Given Galot's criteria, especially as expressed in a quasi-official Vatican journal, and given the events which occurred over the summer of 1988, it was clear that the Church could never give its approval to Medjugorje. (p. 149)
Since Jones demonstrates that the events surrounding Medjugorje have violated all of these prohibitions, his analysis is justified.
Medjugorje, apparently, is catching. One who caught it is a seer named Tonie Alcorn who is known to those who follow the seers as Therese Lopez. According to Dr. Jones, by the age of 27 she was already on her third marriage. Between 1989 and 1996 she had 24 different credit-card vilations and debt recovery notices, the result of her fondness for an expensive lifestyle. She did drugs and bought a Porsche she could not afford on her salary for managing a Wendy's restaurant. She was under the impression she could create money by writing checks. She was so indifferent to her 3-year-old daughter that she failed to appear in court in her divorce case and lost the custody of the child. She also had a son by an unknown father. She became involved in an affair with Jeff Lopez while married to her third husband, and moved in with Jeff before her third divorce, subsequently marrying him. In order to afford her expensive lifestyle, she cashed the mortgage checks Jeff wrote, and used the money they provided. Ultimately Jeff lost the house on which he thought he had been making regular payments.

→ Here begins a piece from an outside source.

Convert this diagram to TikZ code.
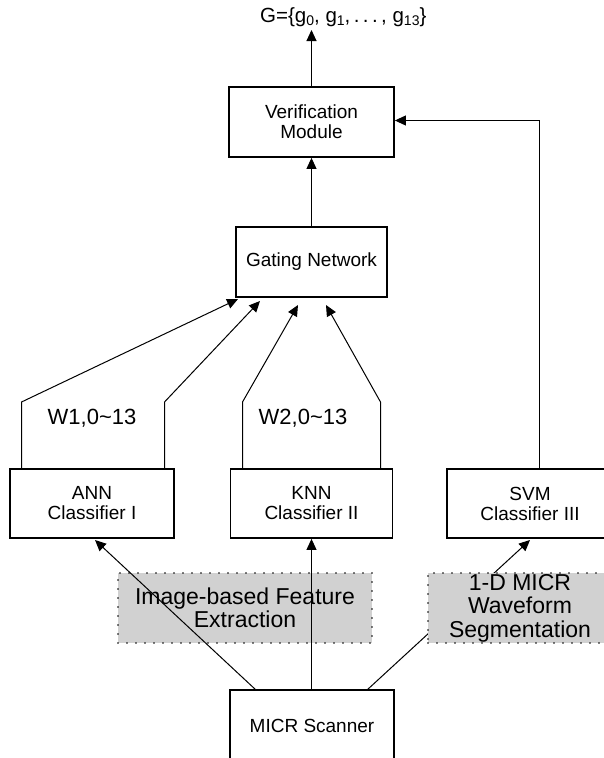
\documentclass[tikz,border=0pt]{standalone}
\usepackage{fontspec}
\setmainfont{Liberation Sans}
\usetikzlibrary{arrows.meta,calc}
\newcommand{\lowsub}[1]{\raisebox{-0.3ex}{\fontsize{14}{14}\selectfont #1}}
\begin{document}
\begin{tikzpicture}[x=1pt,y=-1pt,
  box/.style={draw, line width=1.8pt, inner sep=0pt, align=center,
    font=\fontsize{19}{20}\selectfont},
  graybox/.style={fill=black!18, draw, line width=1.6pt, line cap=round,
    dash pattern=on 0pt off 9pt, inner sep=0pt, align=center,
    font=\fontsize{23}{23.5}\selectfont},
  conn/.style={line width=1pt},
  arr/.style={line width=1pt, -{Triangle[length=11pt,width=10pt]}},
  lbl/.style={inner sep=0pt, font=\fontsize{22}{22}\selectfont}]
\useasboundingbox (0,0) rectangle (604,758);
\clip (0,0) rectangle (604,758);

% output label
\node[inner sep=0pt, font=\fontsize{20.5}{21}\selectfont, anchor=west] (out) at (260,17)
  {G=\{g\lowsub{0}, g\lowsub{1},\,.\,.\,.\,, g\lowsub{13}\}};
\coordinate (outtip) at (311.5,30);

% boxes
\node[box, minimum width=165, minimum height=70] (ver) at (311.5,122) {Verification\\Module};
\node[box, minimum width=151, minimum height=70] (gate) at (311.5,262) {Gating Network};
\node[box, minimum width=164, minimum height=69] (ann) at (92,503.5) {ANN\\Classifier I};
\node[box, minimum width=162, minimum height=69] (knn) at (311.5,503.5) {KNN\\Classifier II};
\node[box, minimum width=166, minimum height=69] (svm) at (530,503.5) {SVM\\Classifier III};
\node[box, minimum width=164, minimum height=72] (micr) at (312,726) {MICR Scanner};

% left gray box (under the connectors)
\node[graybox, minimum width=254, minimum height=70] (feat) at (245,608)
  {Image-based Feature\\Extraction};

% top connectors
\draw[arr] (ver.north -| outtip) -- (outtip);
\draw[arr] (gate.north -| ver.south) -- (ver.south);
\coordinate (vin) at (539.5,120.5);
\draw[arr] (svm.north -| vin) -- (vin) -- (ver.east |- vin);

% classifier outputs to gating network
\coordinate (k1) at (21.5,402);   \coordinate (t1) at (238,299);
\coordinate (k2) at (164.5,402);  \coordinate (t2) at (260,301);
\coordinate (k3) at (242.5,402);  \coordinate (t3) at (298,305);
\coordinate (k4) at (380.5,402);  \coordinate (t4) at (326,305);
\draw[arr] (ann.north -| k1) -- (k1) -- (t1);
\draw[arr] (ann.north -| k2) -- (k2) -- (t2);
\draw[arr] (knn.north -| k3) -- (k3) -- (t3);
\draw[arr] (knn.north -| k4) -- (k4) -- (t4);
\node[lbl] (w1) at (92,418) {W1,0{\char"007E}13};
\node[lbl] (w2) at (303,418) {W2,0{\char"007E}13};

% scanner to classifiers
\coordinate (s1) at (256,690); \coordinate (a1) at (95,540);
\coordinate (s3) at (367,690); \coordinate (a3) at (530,540);
\draw[arr] (s1) -- (a1);
\draw[arr] (micr.north -| knn.south) -- (knn.south);
\draw[arr] (s3) -- (a3);

% right gray box (over the connector)
\node[graybox, minimum width=184, minimum height=70] (seg) at (520,608)
  {1-D MICR\\Waveform\\Segmentation};
\end{tikzpicture}
\end{document}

She was converted into a seer by the death of her second daughter Stephanie, and by the discovery, as Jones put it, that "a lot of money was changing hands in the circles surrounding Medjugorje in the United States, and when Therese understood that the old con man in her awoke as well."
Jones discusses an interesting experience of Father Jack Spalding who made two trips to Medj. and formed an adult Medj. prayer group at St. Maria Goretti Church in Scottsdale, Arizona. Jones writes:
Soon another lady from the adult prayer group, Annie, came to Father Spalding and announced that she too was getting messages from the Blessed Virgin, and soon St. Maria Goretti Parish in Scottsdale, Arizona, was attracting pilgrims of its own. In each instance, the spiritual entity was telling the seers to follow their impulses. At least that is what whatever it was ended up saying to Father Spalding, because before long he too was getting messages.
It seems that in November of 1988 Father Spalding was saying Mass in Scottsdale one Thursday evening. He remembers standing in front of the altar ready to give his homily when all of a sudden everything went blank.
"I didn't not only not remember what I was going to say in the homily," he recounted later, "but I didn't even remember what the gospel was."
Father "just stood there," wondering "what in the world is happening to me," when all of a sudden "this feeling came over me like I was being drained. And all of a sudden I heard myself speaking and it wasn't me speaking. It lasted about 45 seconds and it was over. And I don't even remember hearing what it was. But I just remember when it was over I was so tired that I could hardly make it back to where I was sitting."
This experience needed explication from someone who was used to playing in the spiritual equivalent of the big leagues, and so after he finished saying Mass, Father Spalding decided to consult Gianna [Bianchi, another seer]. After making it to the sacristy, Spalding asked Gianna, "Do you have any idea of what happened to me tonight?" and she said, "Yes I do."
"Well," Gianna told Spalding, "Our Lady told me that She doesn't want her children to have to wait for a week to hear what she has to say to them. If you will say, yes, she will use you like this every now and then." And so Father Spalding has been used ever since.